Nasional

23 Koruptor Bebas Bersyarat, Lakpesdam PBNU: Harusnya Diperberat dan Dimiskinkan

Jum, 9 September 2022 | 20:30 WIB

23 Koruptor Bebas Bersyarat, Lakpesdam PBNU: Harusnya Diperberat dan Dimiskinkan

Ketua Lakpesdam PBNU, H Ulil Abshar Abdalla. (Foto: NU Online/Suwitno)

Jakarta, NU Online

Ketua Lembaga Kajian dan Pengembangan Sumber Daya Manusia (Lakpesdam) Pengurus Besar Nahdlatul Ulama (PBNU) KH Ulil Abshar Abdalla atau Gus Ulil mengatakan, hukuman bagi koruptor perlu diperberat dengan dihukum seumur hidup serta dimiskinkan. Hukuman berat diharapkan mampu memberikan efek jera dan mengoptimalkan pemberantasan korupsi di Indonesia.


“Mereka harus dihukum dengan berat. Ada kecenderungan hukuman bagi korupsi makin melunak sekarang,” terangnya kepada NU Online, Jumat (9/9/2022).


Pernyataan itu ia sampaikan sebagai respons atas pembebasan bersyarat 23 narapidana korupsi pada Selasa (6/9/2022). Beberapa dari mereka telah mendekam di penjara selama bertahun-tahun.

 

Namun, di antaranya baru menjalani pidana singkat seperti mantan jaksa, Pinangki Sirna Malasari. Tidak sedikit narapidana yang bebas itu terlibat kasus korupsi berjumlah miliaran hingga triliunan Rupiah. 


Sebab, Gus Ulil berpandangan bahwa seorang koruptor tidak kalah berbahaya dari seorang teroris. “Korupsi sangat berbahaya bagi negeri ini, Sama bahayanya dengan terorisme,” kata Gus Ulil.


Pandangan ini didasarkan atas akibat yang timbul dari ketidakmaksimalan hukum kepada koruptor dapat menimbulkan dampak negatif yang jauh lebih besar dibanding teroris. “Mereka berpikir korupsi bukan lagi kejahatan yang luar biasa, karena hukumannya terlalu ringan sehingga tidak ada efek jera,” jelasnya.


Persoalan korupsi di Tanah Air, menurut Gus Ulil, perlu mendapat pengawasan dari berbagai kalangan, termasuk masyarakat. Kesadaran masyarakat yang makin tinggi akan hak-haknya diharapkan dapat meningkatkan perhatian pemerintah membentuk sistem pengawasan lebih komprehensif dan lebih tegas.


“Korupsi ini memang perlu pengawasan publik. Ya, pengawasan dengan terus menyuarakan protes dan kritik. Lewat media sosial, misalnya,” ucap pengampu Ngaji Ihya Ulumiddin itu. 

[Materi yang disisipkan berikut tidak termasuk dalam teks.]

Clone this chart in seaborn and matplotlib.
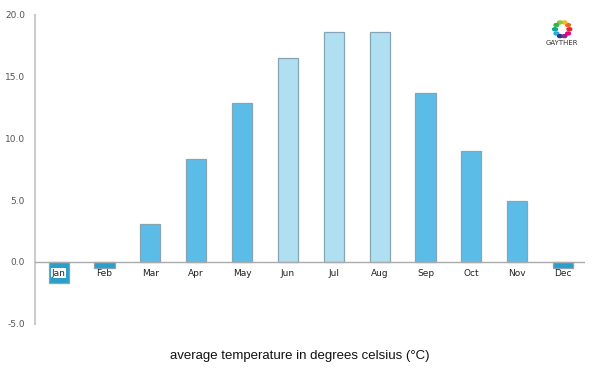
import matplotlib
matplotlib.use("Agg")
import matplotlib.pyplot as plt
import seaborn as sns
import pandas as pd
import numpy as np

months = ["Jan", "Feb", "Mar", "Apr", "May", "Jun", "Jul", "Aug", "Sep", "Oct", "Nov", "Dec"]
temps = [-1.7, -0.5, 3.1, 8.3, 12.9, 16.5, 18.6, 18.6, 13.7, 9.0, 4.9, -0.5]
yticks = [-5.0, 0.0, 5.0, 10.0, 15.0, 20.0]

sns.set_theme(style="white")
plt.rcParams["font.family"] = ["DejaVu Sans"]

def color_for(v, m):
    if v < 0:
        return "#2a9fcb"
    if m in ("Jun", "Jul", "Aug"):
        return "#b1dff2"
    return "#5bbde7"

df = pd.DataFrame({"month": months, "temp": temps})
palette = {m: color_for(v, m) for m, v in zip(months, temps)}

fig = plt.figure(figsize=(6, 3.75), dpi=100)
ax = fig.add_axes([0.058, 0.137, 0.917, 0.823])
sns.barplot(data=df, x="month", y="temp", hue="month", palette=palette,
            legend=False, width=0.44, edgecolor="#86a4b2", linewidth=0.9,
            saturation=1, ax=ax)

ax.set_xlim(-0.52, 11.48)
ax.set_ylim(-5, 20)
ax.set_yticks(yticks)
ax.set_yticklabels([f"{t:.1f}" for t in yticks], fontsize=6.5, color="#555555")
ax.tick_params(axis="y", length=0, pad=7)
ax.set_xticks([])
ax.set_xlabel("")
ax.set_ylabel("")
for s in ["top", "right", "bottom"]:
    ax.spines[s].set_visible(False)
ax.spines["left"].set_color("#cccccc")
ax.spines["left"].set_linewidth(1.5)
ax.axhline(0, color="#aaaaaa", linewidth=1.0, zorder=3)

for i, m in enumerate(months):
    kw = {}
    if m == "Jan":
        kw["bbox"] = dict(boxstyle="square,pad=0.1", fc="white", ec="none")
    ax.annotate(m, xy=(i, 0), xytext=(0, -8), textcoords="offset points",
                ha="center", va="center", fontsize=6.5, color="#222222",
                zorder=5, **kw)

fig.text(0.5, 0.052, "average temperature in degrees celsius (°C)",
         ha="center", va="center", fontsize=9.5, color="#111111",
         family="Liberation Sans")

# logo
logo_colors = ["#e8262d", "#f26522", "#fdb913", "#8dc63f", "#39b54a", "#00a99d",
               "#27aae1", "#2e3192", "#92278f", "#ec008c"]
ang = np.linspace(0, 2 * np.pi, len(logo_colors), endpoint=False)
lx, ly, r = 0.937, 0.922, 0.012
for a, c in zip(ang, logo_colors):
    fig.add_artist(plt.Circle((lx + r * np.cos(a), ly + r * np.sin(a) * 1.6), 0.004,
                              transform=fig.transFigure, color=c))
fig.text(lx, 0.885, "GAYTHER", ha="center", va="center", fontsize=5, color="#333333")

fig.savefig("out.png", dpi=100)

“Publik harus menjadi watchdog,” sambung Dosen Fakultas Islam Nusantara Universitas Nahdlatul Ulama Indonesia (Unusia) Jakarta itu.


Kritik KPK

Pembebasan bersyarat kepada 23 narapidana korupsi juga menuai kritik dari Komisi Pemberantasan Korupsi (KPK). KPK menyebut sejatinya korupsi merupakan kejahatan luar biasa atau extraordinary crime yang juga harus ditangani dengan cara-cara yang ekstra.


"Pembinaan para pelaku korupsi pasca putusan pengadilan menjadi kewenangan dan kebijakan Kemenkumham. Meski demikian, korupsi di Indonesia yang telah diklasifikasikan sebagai extraordinary crime, sepatutnya juga ditangani dengan cara-cara yang ekstra, termasuk pelaksanaan pembinaan di LP sebagai bagian yang tak terpisahkan dari proses penegakan hukum itu sendiri," kata Kabag Pemberitaan KPK Ali Fikri dalam keterangannya, Rabu (7/9/2022).